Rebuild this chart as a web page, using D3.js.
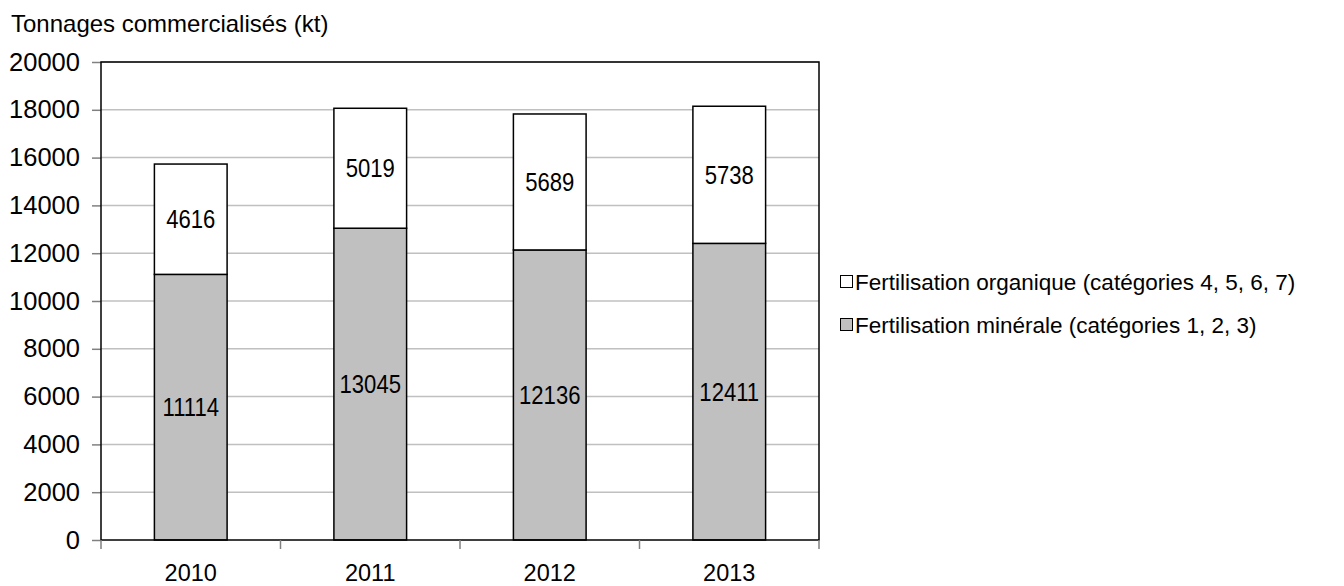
<!DOCTYPE html>
<html>
<head>
<meta charset="utf-8">
<script src="https://cdn.jsdelivr.net/npm/d3@7"></script>
<style>
  html, body { margin: 0; padding: 0; background: #fff; }
  svg { display: block; font-family: "Liberation Sans", Arial, sans-serif; }
</style>
</head>
<body>
<svg id="chart" width="1344" height="586"></svg>
<script>
const years = ["2010", "2011", "2012", "2013"];
const minerale = [11114, 13045, 12136, 12411];
const organique = [4616, 5019, 5689, 5738];
const yTicks = [0, 2000, 4000, 6000, 8000, 10000, 12000, 14000, 16000, 18000, 20000];
const seriesNames = ["Fertilisation organique (catégories 4, 5, 6, 7)", "Fertilisation minérale (catégories 1, 2, 3)"];
const titleText = "Tonnages commercialisés (kt)";

const svg = d3.select("#chart");
const pL = 101, pR = 819, pT = 62, pB = 540;

const x = d3.scaleBand().domain(years).range([pL, pR]).paddingInner(0.595).paddingOuter(0.2975);
const y = d3.scaleLinear().domain([0, 20000]).range([pB, pT]);

// gridlines
svg.append("g").selectAll("line").data(yTicks.filter(d => d > 0)).join("line")
  .attr("x1", pL).attr("x2", pR)
  .attr("y1", d => y(d)).attr("y2", d => y(d))
  .attr("stroke", "#c0c0c0").attr("stroke-width", 1.5);

// y axis
const yAxis = svg.append("g").attr("transform", `translate(${pL},0)`)
  .call(d3.axisLeft(y).tickValues(yTicks).tickSize(9).tickPadding(12).tickFormat(d3.format("d")));
yAxis.select(".domain").remove();
yAxis.selectAll(".tick line").attr("stroke", "#808080").attr("stroke-width", 1.5);
yAxis.selectAll(".tick text").attr("font-size", "25.5px").attr("fill", "#000")
  .attr("font-family", "Liberation Sans, Arial, sans-serif");

// bars
const stacks = years.map((yr, i) => ({ yr, m: minerale[i], o: organique[i] }));
const g = svg.append("g");
g.selectAll("rect.min").data(stacks).join("rect").attr("class", "min")
  .attr("x", d => x(d.yr)).attr("width", x.bandwidth())
  .attr("y", d => y(d.m)).attr("height", d => y(0) - y(d.m))
  .attr("fill", "#c0c0c0").attr("stroke", "#000").attr("stroke-width", 1.5);
g.selectAll("rect.org").data(stacks).join("rect").attr("class", "org")
  .attr("x", d => x(d.yr)).attr("width", x.bandwidth())
  .attr("y", d => y(d.m + d.o)).attr("height", d => y(d.m) - y(d.m + d.o))
  .attr("fill", "#fff").attr("stroke", "#000").attr("stroke-width", 1.5);

// data labels
function label(val, cx, cy) {
  g.append("text")
    .attr("transform", `translate(${cx},${cy}) scale(0.85,1)`)
    .attr("text-anchor", "middle").attr("dominant-baseline", "central")
    .attr("font-size", "26px").attr("fill", "#000").text(val);
}
stacks.forEach(d => {
  const cx = x(d.yr) + x.bandwidth() / 2;
  label(d.m, cx, y(d.m / 2));
  label(d.o, cx, y(d.m + d.o / 2));
});

// plot border
svg.append("rect").attr("x", pL).attr("y", pT).attr("width", pR - pL).attr("height", pB - pT)
  .attr("fill", "none").attr("stroke", "#000").attr("stroke-width", 1.5);

// x axis ticks at band boundaries
const bounds = years.map(yr => x(yr) - x.step() * 0.2975).concat([pR]);
svg.append("g").selectAll("line").data(bounds).join("line")
  .attr("x1", d => d).attr("x2", d => d).attr("y1", pB).attr("y2", pB + 9)
  .attr("stroke", "#808080").attr("stroke-width", 1.5);
svg.append("g").selectAll("text").data(years).join("text")
  .attr("x", d => x(d) + x.bandwidth() / 2).attr("y", 581)
  .attr("text-anchor", "middle").attr("font-size", "23.5px").attr("fill", "#000").text(d => d);

// title
svg.append("text").attr("x", 11).attr("y", 32).attr("font-size", "24px").attr("fill", "#000").text(titleText);

// legend
const legFills = ["#fff", "#c0c0c0"];
const legY = [282, 325];
seriesNames.forEach((name, i) => {
  svg.append("rect").attr("x", 840.5).attr("y", legY[i] - 6.5).attr("width", 12).attr("height", 12)
    .attr("fill", legFills[i]).attr("stroke", "#000").attr("stroke-width", 1);
  svg.append("text").attr("x", 855).attr("y", legY[i]).attr("dominant-baseline", "central")
    .attr("font-size", "22.5px").attr("fill", "#000").text(name);
});
</script>
</body>
</html>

== == ==

* _Stated exercise_
Transcribe the full listing above exactly as it stands, minus the pictures.

* _Written solution_
Rebuild this chart as a web page, using D3.js.
<!DOCTYPE html>
<html>
<head>
<meta charset="utf-8">
<script src="https://cdn.jsdelivr.net/npm/d3@7"></script>
<style>
  html, body { margin: 0; padding: 0; background: #fff; }
  svg { display: block; font-family: "Liberation Sans", Arial, sans-serif; }
</style>
</head>
<body>
<svg id="chart" width="1344" height="586"></svg>
<script>
const years = ["2010", "2011", "2012", "2013"];
const minerale = [11114, 13045, 12136, 12411];
const organique = [4616, 5019, 5689, 5738];
const yTicks = [0, 2000, 4000, 6000, 8000, 10000, 12000, 14000, 16000, 18000, 20000];
const seriesNames = ["Fertilisation organique (catégories 4, 5, 6, 7)", "Fertilisation minérale (catégories 1, 2, 3)"];
const titleText = "Tonnages commercialisés (kt)";

const svg = d3.select("#chart");
const pL = 101, pR = 819, pT = 62, pB = 540;

const x = d3.scaleBand().domain(years).range([pL, pR]).paddingInner(0.595).paddingOuter(0.2975);
const y = d3.scaleLinear().domain([0, 20000]).range([pB, pT]);

// gridlines
svg.append("g").selectAll("line").data(yTicks.filter(d => d > 0)).join("line")
  .attr("x1", pL).attr("x2", pR)
  .attr("y1", d => y(d)).attr("y2", d => y(d))
  .attr("stroke", "#c0c0c0").attr("stroke-width", 1.5);

// y axis
const yAxis = svg.append("g").attr("transform", `translate(${pL},0)`)
  .call(d3.axisLeft(y).tickValues(yTicks).tickSize(9).tickPadding(12).tickFormat(d3.format("d")));
yAxis.select(".domain").remove();
yAxis.selectAll(".tick line").attr("stroke", "#808080").attr("stroke-width", 1.5);
yAxis.selectAll(".tick text").attr("font-size", "25.5px").attr("fill", "#000")
  .attr("font-family", "Liberation Sans, Arial, sans-serif");

// bars
const stacks = years.map((yr, i) => ({ yr, m: minerale[i], o: organique[i] }));
const g = svg.append("g");
g.selectAll("rect.min").data(stacks).join("rect").attr("class", "min")
  .attr("x", d => x(d.yr)).attr("width", x.bandwidth())
  .attr("y", d => y(d.m)).attr("height", d => y(0) - y(d.m))
  .attr("fill", "#c0c0c0").attr("stroke", "#000").attr("stroke-width", 1.5);
g.selectAll("rect.org").data(stacks).join("rect").attr("class", "org")
  .attr("x", d => x(d.yr)).attr("width", x.bandwidth())
  .attr("y", d => y(d.m + d.o)).attr("height", d => y(d.m) - y(d.m + d.o))
  .attr("fill", "#fff").attr("stroke", "#000").attr("stroke-width", 1.5);

// data labels
function label(val, cx, cy) {
  g.append("text")
    .attr("transform", `translate(${cx},${cy}) scale(0.85,1)`)
    .attr("text-anchor", "middle").attr("dominant-baseline", "central")
    .attr("font-size", "26px").attr("fill", "#000").text(val);
}
stacks.forEach(d => {
  const cx = x(d.yr) + x.bandwidth() / 2;
  label(d.m, cx, y(d.m / 2));
  label(d.o, cx, y(d.m + d.o / 2));
});

// plot border
svg.append("rect").attr("x", pL).attr("y", pT).attr("width", pR - pL).attr("height", pB - pT)
  .attr("fill", "none").attr("stroke", "#000").attr("stroke-width", 1.5);

// x axis ticks at band boundaries
const bounds = years.map(yr => x(yr) - x.step() * 0.2975).concat([pR]);
svg.append("g").selectAll("line").data(bounds).join("line")
  .attr("x1", d => d).attr("x2", d => d).attr("y1", pB).attr("y2", pB + 9)
  .attr("stroke", "#808080").attr("stroke-width", 1.5);
svg.append("g").selectAll("text").data(years).join("text")
  .attr("x", d => x(d) + x.bandwidth() / 2).attr("y", 581)
  .attr("text-anchor", "middle").attr("font-size", "23.5px").attr("fill", "#000").text(d => d);

// title
svg.append("text").attr("x", 11).attr("y", 32).attr("font-size", "24px").attr("fill", "#000").text(titleText);

// legend
const legFills = ["#fff", "#c0c0c0"];
const legY = [282, 325];
seriesNames.forEach((name, i) => {
  svg.append("rect").attr("x", 840.5).attr("y", legY[i] - 6.5).attr("width", 12).attr("height", 12)
    .attr("fill", legFills[i]).attr("stroke", "#000").attr("stroke-width", 1);
  svg.append("text").attr("x", 855).attr("y", legY[i]).attr("dominant-baseline", "central")
    .attr("font-size", "22.5px").attr("fill", "#000").text(name);
});
</script>
</body>
</html>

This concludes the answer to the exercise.